WHAT IS ASKED
Give the number of lines in the data that contain "with", and nothing more.

==== SOURCE MATERIAL

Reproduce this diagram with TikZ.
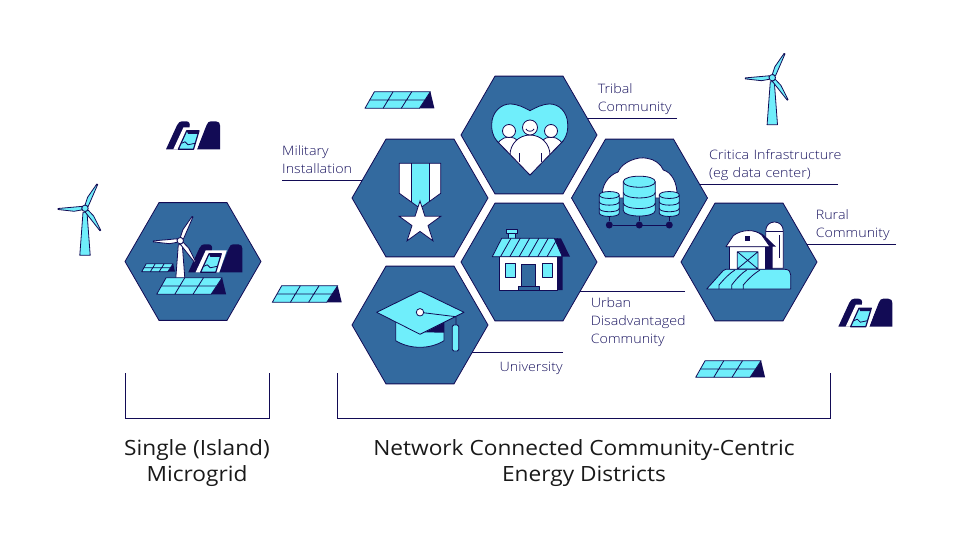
\documentclass[tikz,border=0pt]{standalone}
\usepackage{fontspec}
\setmainfont{Open Sans Light}[FakeStretch=1.1]
\newfontfamily\headfont{Open Sans}[FakeStretch=1.08]
\usetikzlibrary{positioning,backgrounds,shapes.geometric}

\definecolor{hexblue}{HTML}{336A9F}
\definecolor{skycol}{HTML}{6FEEFB}
\definecolor{navy}{HTML}{120B55}
\definecolor{inkcol}{HTML}{1A1560}

\tikzset{
	hexcell/.style={regular polygon,regular polygon sides=6,minimum size=136pt,inner sep=0pt,outer sep=0pt,fill=hexblue,draw=navy,line width=.8pt},
	shape line/.style={draw=navy,line width=.8pt,line join=round},
	note/.style={font=\fontsize{13}{18}\selectfont,text=inkcol,inner sep=0pt},
	head/.style={font=\headfont\fontsize{21}{26}\selectfont,text=black!90,align=center,inner sep=0pt},
	leader/.style={draw=navy,line width=.9pt},
	netdot/.style={circle,fill=navy,minimum size=7pt,inner sep=0pt},
	pics/turbine/.style={code={
		\draw[shape line,fill=#1] (-5.2,47) -- (5.2,47) -- (2,4) -- (-2,4) -- cycle;
		\foreach \ang in {63,181.5,304.7}
			\draw[shape line,fill=#1,rotate=\ang] (3,-1.5) -- (11,-2.7) -- (27,-.5) -- (27,.5) -- (3,2) -- cycle;
		\draw[shape line,fill=#1] (0,0) circle (3.2);
	}},
	pics/panelunit/.style={code={
		\fill[navy] (65.4,-16.6) -- (69.4,0) -- (54,0) -- cycle;
		\draw[shape line,fill=skycol] (0,0) -- (9.4,-16.6) -- (65.4,-16.6) -- (54.4,0) -- cycle;
		\draw[shape line] (4.7,-8.3) -- (59.9,-8.3) (28.1,-16.6) -- (18.1,0) (46.8,-16.6) -- (36.3,0);
	}},
	pics/damunit/.style={code={
		\fill[navy] (0,0) -- (11,-24) .. controls (12.5,-27) and (14,-28) .. (16,-28) -- (20,-28) .. controls (23,-28) and (24.5,-26) .. (23.5,-22) -- (14,0) -- cycle;
		\fill[navy] (31,0) -- (40.5,-24) .. controls (41.5,-27) and (43,-28) .. (45,-28) -- (50,-28) .. controls (53,-28) and (54,-26) .. (54,-24) -- (54,0) -- cycle;
		\fill[white] (7.3,0) -- (17.5,-22) -- (38.5,-22) -- (31,0) -- cycle;
		\draw[draw=navy,line width=1.2pt,line join=round,fill=skycol] (12.3,0) -- (20.7,-18.5) -- (33,-18.5) -- (27.5,0) -- cycle;
		\fill[navy] (20.7,-18.5) -- (33,-18.5) -- (32,-15.5) -- (22,-15.5) -- cycle;
		\draw[shape line] (15.5,-6) -- (19,-7.5) -- (22,-4.5) -- (29,-6);
	}},
	pics/dbstack/.style={code={
		\draw[shape line,fill=skycol] (-10,0) -- (-10,18) .. controls (-10,22.6) and (10,22.6) .. (10,18) -- (10,0) .. controls (10,-4.6) and (-10,-4.6) .. (-10,0) -- cycle;
		\foreach \lev in {0,6.7,13.3}
			\draw[shape line] (-10,\lev) .. controls (-10,\lev+4.6) and (10,\lev+4.6) .. (10,\lev);
	}}
}

\begin{document}
\begin{tikzpicture}[x=1pt,y=-1pt]
	\useasboundingbox (0,0) rectangle (962,544);

	% Hexagon cells
	\foreach \px/\py/\cell in {193/261.5/hexSingle,420/198/hexMil,529/135/hexTribal,529/262/hexUrban,420/325/hexUni,639.5/198/hexData,749/262/hexRural}
		\node[hexcell] (\cell) at (\px,\py) {};

	% Labels and their lines
	\node[note,anchor=south west,text width=78pt,align=left,inner ysep=.8pt] (labMil) at (282,180.3) {Military\\Installation\strut};
	\node[note,anchor=south east,text width=79pt,align=left,inner ysep=.8pt] (labTribal) at (677,118.3) {Tribal\\Community\strut};
	\node[note,anchor=south west,text width=150pt,align=left,inner ysep=.8pt] (labData) at (709,184.3) {Critica Infrastructure\\(eg data center)\strut};
	\coordinate (labDataEnd) at (838,184.3);
	\node[note,anchor=south east,text width=80pt,align=left,inner ysep=.8pt] (labRural) at (896,244) {Rural\\Community\strut};
	\node[note,anchor=north east,text width=94pt,align=left,inner ysep=6.5pt] (labUrban) at (685,291) {Urban\\Disadvantaged\\Community};
	\node[note,anchor=north east,text width=80pt,align=right,inner ysep=9pt] (labUni) at (563,352.7) {University};
	\begin{scope}[on background layer]
		\draw[leader] (labMil.south west) -- (labMil.south west -| hexMil);
		\draw[leader] (labTribal.south east) -- (labTribal.south east -| hexTribal);
		\draw[leader] (labDataEnd) -- (labDataEnd -| hexData);
		\draw[leader] (labRural.south east) -- (labRural.south east -| hexRural);
		\draw[leader] (labUrban.north east) -- (labUrban.north east -| hexUrban);
		\draw[leader] (labUni.north east) -- (labUni.north east -| hexUni);
	\end{scope}

	% Brackets and titles
	\coordinate (brSingleL) at (125,373);
	\coordinate (brSingleR) at (269,373);
	\coordinate (brNetL) at (337,373);
	\coordinate (brNetR) at (830,373);
	\draw[leader] (brSingleL) -- ++(0,45) -| (brSingleR);
	\draw[leader] (brNetL) -- ++(0,45) -| (brNetR);
	\node[head] (titleSingle) at (197,463) {Single (Island)\\Microgrid};
	\node[head] (titleNet) at (584,463) {Network Connected Community-Centric\\Energy Districts};

	% Loose icons
	\pic at (85,208.3) {turbine=skycol};
	\pic at (772.3,77.7) {turbine=skycol};
	\pic at (272.3,302.3) {panelunit};
	\pic at (365,108.3) {panelunit};
	\pic at (695.7,377.3) {panelunit};
	\pic at (166,149.3) {damunit};
	\pic at (838.3,326.7) {damunit};

	% Single microgrid
	\pic at (188.3,272.3) {damunit};
	\pic at (180.3,240.7) {turbine=white};
	\pic at (156.7,294.3) {panelunit};
	\pic[scale=.48] at (141.7,271.7) {panelunit};

	% Medal
	\fill[white] (399.3,163.3) -- (440.7,163.3) -- (440.7,193.3) -- (420,208.3) -- (399.3,193.3) -- cycle;
	\fill[skycol] (411.7,163.3) -- (429,163.3) -- (429,202) -- (420,208.3) -- (411.7,202) -- cycle;
	\draw[shape line] (399.3,163.3) -- (440.7,163.3) -- (440.7,193.3) -- (420,208.3) -- (399.3,193.3) -- cycle;
	\draw[shape line] (411.7,163.3) -- (411.7,202) (429,163.3) -- (429,202);
	\node[star,star points=5,star point ratio=2.618,minimum size=44pt,inner sep=0pt,fill=white,draw=navy,line width=.8pt] (medalStar) at (420,223) {};

	% Heart with people
	\draw[shape line,fill=skycol] (530,175) -- (497,141) .. controls (492,135) and (491.5,129) .. (491.7,124) .. controls (492,112) and (501,104) .. (510,104) .. controls (518,104) and (525,108) .. (530,110.7) .. controls (535,108) and (542,104) .. (550,104) .. controls (559,104) and (567.4,112) .. (567.7,124) .. controls (568,129) and (567.5,135) .. (563,141) -- cycle;
	\begin{scope}
		\clip (530,175) -- (497,141) -- (497,120) -- (563,120) -- (563,141) -- cycle;
		\draw[shape line,fill=white] (509,150) circle (13);
		\draw[shape line,fill=white] (551,150) circle (13);
		\draw[shape line,fill=white] (530,155) circle (20);
		\draw[shape line] (519,153) -- (519,162) (541,153) -- (541,162);
	\end{scope}
	\draw[shape line] (530,175) -- (497,141) (530,175) -- (563,141);
	\draw[shape line,fill=white] (509,131) circle (6.5);
	\draw[shape line,fill=white] (551,131) circle (6.5);
	\draw[shape line,fill=white] (530,127.5) circle (7.5);
	\draw[shape line] (526,129) .. controls (527,132) and (533,132) .. (534,129);

	% House
	\draw[shape line,fill=skycol] (506.7,229.7) rectangle (517.3,233);
	\draw[shape line,fill=skycol] (508.3,233) rectangle (515.7,239);
	\fill[navy] (554.3,238.3) -- (561,238.3) -- (570,256.7) -- (562.7,256.7) -- (562.7,290) -- (557,290) -- (557,256) -- cycle;
	\draw[shape line,fill=white] (499,256.7) rectangle (557.3,290);
	\draw[shape line,fill=skycol] (501.7,238.3) -- (554.3,238.3) -- (562.3,256.7) -- (492.3,256.7) -- cycle;
	\foreach \sx in {0,...,5}
		\draw[shape line] (500.5+9.3*\sx,256.7) -- (511+9.3*\sx,238.3);
	\draw[shape line,fill=skycol] (505,263.3) rectangle (515,277.3);
	\draw[shape line,fill=skycol] (542.3,263.3) rectangle (552.7,277.3);
	\draw[shape line,fill=hexblue] (521,264.3) rectangle (535.7,286.3);
	\draw[shape line,fill=hexblue] (518.3,286.3) rectangle (539,290);

	% Cap
	\draw[shape line,fill=skycol] (395.7,318) -- (395.7,340.7) .. controls (410,349.5) and (430,349.5) .. (444,340.7) -- (444,318) -- cycle;
	\fill[navy] (425,332.3) -- (444,322.3) -- (444,332.7) -- cycle;
	\draw[shape line,fill=skycol] (376.7,312.3) -- (420,291) -- (464,312.3) -- (420,334.3) -- cycle;
	\draw[shape line] (420,312.3) -- (456,316.7) -- (456,325);
	\draw[shape line,fill=white] (420,312.3) circle (3.7);
	\draw[shape line,fill=skycol,rounded corners=1.5pt] (452.3,351) -- (452.3,325) -- (458.7,325) -- (458.7,351) -- cycle;

	% Data centre
	\draw[shape line,fill=white] (603,198) .. controls (600,186) and (609,175) .. (618,172) .. controls (622,162) and (638,156) .. (647,158.3) .. controls (654,159) and (661,164) .. (663.3,170) .. controls (671,172) and (678,182) .. (677,198) -- cycle;
	\node[netdot] (dotLeft) at (609.3,225) {};
	\node[netdot] (dotMid) at (639.3,225) {};
	\node[netdot] (dotRight) at (669.3,225) {};
	\draw[leader] (dotLeft) -- (dotRight);
	\draw[leader] (dotLeft) -- (609.3,215);
	\draw[leader] (dotMid) -- (639.3,215);
	\draw[leader] (dotRight) -- (669.3,215);
	\pic at (609.3,195) {dbstack};
	\pic at (669.3,195) {dbstack};
	\pic[scale=1.6] at (639.3,181.7) {dbstack};

	% Farm
	\draw[shape line,fill=white] (765.7,268.3) -- (765.7,231) .. controls (765.7,219) and (783.3,219) .. (783.3,231) -- (783.3,268.3) -- cycle;
	\draw[shape line] (765.7,231.7) -- (783.3,231.7) (779.3,235) -- (779.3,258);
	\fill[navy] (746.7,230.7) .. controls (755,230) and (763,233) .. (767,238) -- (776,246.7) -- (772.7,246.7) -- (772.7,269) -- (765,269) -- (765,246) -- cycle;
	\draw[shape line,fill=white] (729.3,246.7) rectangle (765,269);
	\draw[shape line,fill=white] (726,246.7) -- (733.3,235.7) .. controls (742,229) and (755,229) .. (761.7,235) -- (770,246.7) -- cycle;
	\fill[navy] (745,236) rectangle (750,241);
	\draw[shape line,fill=skycol] (737.3,251.7) rectangle (758,269) (737.3,251.7) -- (758,269) (758,251.7) -- (737.3,269);
	\draw[shape line,fill=skycol] (706.7,289) -- (723.3,270.5) .. controls (724,270) and (725,269.3) .. (726,269.3) -- (785,269.3) .. controls (789,269.3) and (790.7,272) .. (790.7,275) -- (790.7,289) -- cycle;
	\draw[shape line] (719,289) -- (719,285) .. controls (725,278) and (730,273) .. (735,270);
	\draw[shape line] (731.7,289) -- (731.7,285) .. controls (737,278) and (742,273) .. (746.7,270);
	\draw[shape line] (743.3,289) -- (743.3,285) .. controls (749,278) and (755,273) .. (760,270);
\end{tikzpicture}
\end{document}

========

RESPONSE TO THIS TASK
2